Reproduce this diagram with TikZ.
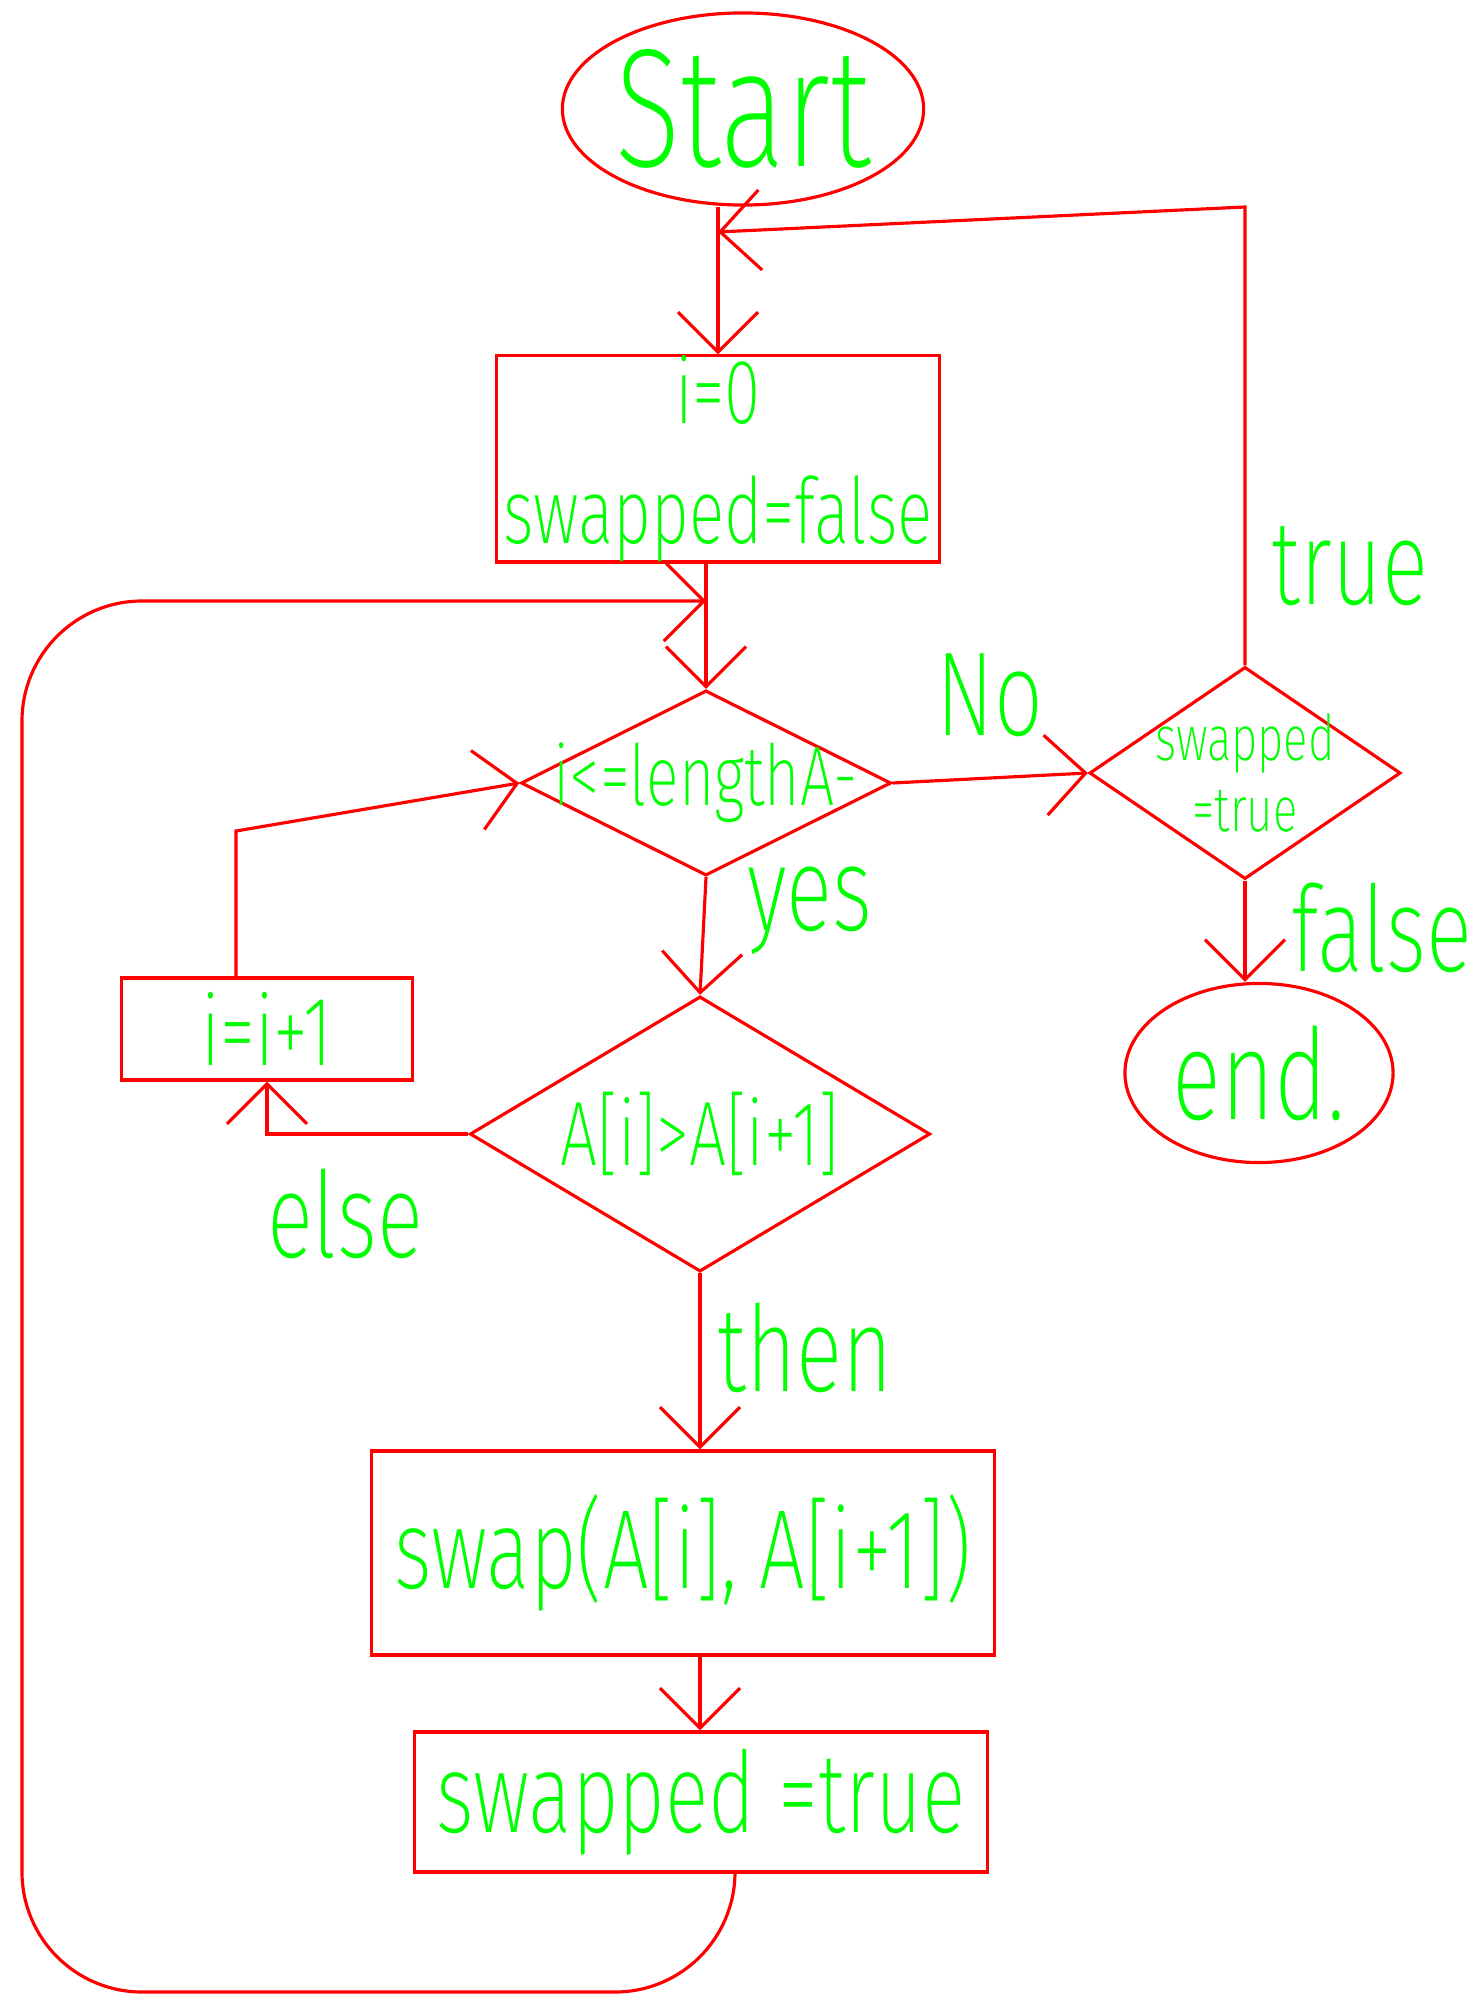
\documentclass[tikz,border=0pt]{standalone}
\usepackage{fontspec}
\setmainfont{Fira Sans}[UprightFont=* ExtraLight, FakeStretch=0.72]
\usetikzlibrary{shapes.geometric,arrows.meta}
\definecolor{pen}{RGB}{255,0,0}
\definecolor{ink}{RGB}{0,255,0}
\tikzset{
  box/.style={rectangle,draw=pen,line width=0.9pt,text=ink,inner sep=0pt},
  term/.style={ellipse,draw=pen,line width=0.9pt,text=ink,inner sep=0pt},
  test/.style={diamond,draw=pen,line width=0.9pt,text=ink,inner sep=0pt},
  arrow/.style={draw=pen,line width=0.9pt,-{Straight Barb[length=4mm,width=8mm]}},
  tag/.style={text=ink,font=\fontsize{34}{34}\selectfont}}

\begin{document}
\begin{tikzpicture}[x=0.01cm,y=-0.01cm]
    \useasboundingbox (0,0) rectangle (1479,2004);
    \node[term, minimum width=3.5cm, minimum height=1.92cm, font=\fontsize{48}{48}\selectfont] (start) at (743,109) {Start};
    \node[box, minimum width=4.43cm, minimum height=1.69cm, align=center, font=\fontsize{26}{34}\selectfont] (init) at (718,459) {i=0\\swapped=false};
    \node[test, minimum width=3.7cm, minimum height=1.85cm, font=\fontsize{24}{24}\selectfont] (loop) at (706,783) {\makebox[0pt]{i<=lengthA-}};
    \node[test, minimum width=3.11cm, minimum height=2.12cm, align=center, font=\fontsize{18}{20}\selectfont] (chk) at (1245,773) {\makebox[0pt]{swapped}\\\makebox[0pt]{=true}};
    \node[term, minimum width=2.68cm, minimum height=1.79cm, font=\fontsize{36}{36}\selectfont] (end) at (1259,1073) {end.};
    \node[test, minimum width=4.6cm, minimum height=2.75cm, font=\fontsize{26}{26}\selectfont] (cmp) at (700,1134) {\makebox[0pt]{A[i]>A[i+1]}};
    \node[box, minimum width=2.91cm, minimum height=1.02cm, font=\fontsize{28}{28}\selectfont] (inc) at (267,1029) {i=i+1};
    \node[box, minimum width=6.23cm, minimum height=2.04cm, font=\fontsize{32}{32}\selectfont] (swap) at (683,1553) {swap(A[i], A[i+1])};
    \node[box, minimum width=5.72cm, minimum height=1.4cm, font=\fontsize{32}{32}\selectfont] (set) at (701,1802) {swapped =true};
    \coordinate (join1) at (718,232);
    \coordinate (turn) at (1245,207);
    \coordinate (join2) at (706,601);
    \coordinate (rise) at (236,831);
    \coordinate (back) at (735,1992);
    \coordinate (left) at (22,1992);
    \draw[arrow] (start.south -| init.north) -- (init.north);
    \draw[arrow] (chk.north) -- (turn) -- (join1);
    \draw[arrow] (init.south -| loop.north) -- (loop.north);
    \draw[arrow, rounded corners=1.2cm] (set.south -| back) -- (back) -- (left) |- (join2);
    \draw[arrow] (loop.east) -- (chk.west);
    \draw[arrow] (loop.south) -- (cmp.north);
    \draw[arrow] (cmp.west) -| (inc.south);
    \draw[arrow] (inc.north -| rise) -- (rise) -- (loop.west);
    \draw[arrow] (cmp.south) -- (cmp.south |- swap.north);
    \draw[arrow] (swap.south -| cmp.south) -- (cmp.south |- set.north);
    \draw[arrow] (chk.south) -- (chk.south |- end.north);
    \node[tag] (no) at (990,695) {No};
    \node[tag] (yes) at (810,911) {yes};
    \node[tag] (true) at (1350,566) {true};
    \node[tag] (false) at (1382,928) {false};
    \node[tag] (else) at (345,1214) {else};
    \node[tag] (then) at (805,1348) {then};
\end{tikzpicture}
\end{document}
________________________________________
> **AIM**
Copy the data word for word. Pictures do not go in the copy.

> **RESULT FOR THIS EXERCISE**
Reproduce this diagram with TikZ.
\documentclass[tikz,border=0pt]{standalone}
\usepackage{fontspec}
\setmainfont{Fira Sans}[UprightFont=* ExtraLight, FakeStretch=0.72]
\usetikzlibrary{shapes.geometric,arrows.meta}
\definecolor{pen}{RGB}{255,0,0}
\definecolor{ink}{RGB}{0,255,0}
\tikzset{
  box/.style={rectangle,draw=pen,line width=0.9pt,text=ink,inner sep=0pt},
  term/.style={ellipse,draw=pen,line width=0.9pt,text=ink,inner sep=0pt},
  test/.style={diamond,draw=pen,line width=0.9pt,text=ink,inner sep=0pt},
  arrow/.style={draw=pen,line width=0.9pt,-{Straight Barb[length=4mm,width=8mm]}},
  tag/.style={text=ink,font=\fontsize{34}{34}\selectfont}}

\begin{document}
\begin{tikzpicture}[x=0.01cm,y=-0.01cm]
    \useasboundingbox (0,0) rectangle (1479,2004);
    \node[term, minimum width=3.5cm, minimum height=1.92cm, font=\fontsize{48}{48}\selectfont] (start) at (743,109) {Start};
    \node[box, minimum width=4.43cm, minimum height=1.69cm, align=center, font=\fontsize{26}{34}\selectfont] (init) at (718,459) {i=0\\swapped=false};
    \node[test, minimum width=3.7cm, minimum height=1.85cm, font=\fontsize{24}{24}\selectfont] (loop) at (706,783) {\makebox[0pt]{i<=lengthA-}};
    \node[test, minimum width=3.11cm, minimum height=2.12cm, align=center, font=\fontsize{18}{20}\selectfont] (chk) at (1245,773) {\makebox[0pt]{swapped}\\\makebox[0pt]{=true}};
    \node[term, minimum width=2.68cm, minimum height=1.79cm, font=\fontsize{36}{36}\selectfont] (end) at (1259,1073) {end.};
    \node[test, minimum width=4.6cm, minimum height=2.75cm, font=\fontsize{26}{26}\selectfont] (cmp) at (700,1134) {\makebox[0pt]{A[i]>A[i+1]}};
    \node[box, minimum width=2.91cm, minimum height=1.02cm, font=\fontsize{28}{28}\selectfont] (inc) at (267,1029) {i=i+1};
    \node[box, minimum width=6.23cm, minimum height=2.04cm, font=\fontsize{32}{32}\selectfont] (swap) at (683,1553) {swap(A[i], A[i+1])};
    \node[box, minimum width=5.72cm, minimum height=1.4cm, font=\fontsize{32}{32}\selectfont] (set) at (701,1802) {swapped =true};
    \coordinate (join1) at (718,232);
    \coordinate (turn) at (1245,207);
    \coordinate (join2) at (706,601);
    \coordinate (rise) at (236,831);
    \coordinate (back) at (735,1992);
    \coordinate (left) at (22,1992);
    \draw[arrow] (start.south -| init.north) -- (init.north);
    \draw[arrow] (chk.north) -- (turn) -- (join1);
    \draw[arrow] (init.south -| loop.north) -- (loop.north);
    \draw[arrow, rounded corners=1.2cm] (set.south -| back) -- (back) -- (left) |- (join2);
    \draw[arrow] (loop.east) -- (chk.west);
    \draw[arrow] (loop.south) -- (cmp.north);
    \draw[arrow] (cmp.west) -| (inc.south);
    \draw[arrow] (inc.north -| rise) -- (rise) -- (loop.west);
    \draw[arrow] (cmp.south) -- (cmp.south |- swap.north);
    \draw[arrow] (swap.south -| cmp.south) -- (cmp.south |- set.north);
    \draw[arrow] (chk.south) -- (chk.south |- end.north);
    \node[tag] (no) at (990,695) {No};
    \node[tag] (yes) at (810,911) {yes};
    \node[tag] (true) at (1350,566) {true};
    \node[tag] (false) at (1382,928) {false};
    \node[tag] (else) at (345,1214) {else};
    \node[tag] (then) at (805,1348) {then};
\end{tikzpicture}
\end{document}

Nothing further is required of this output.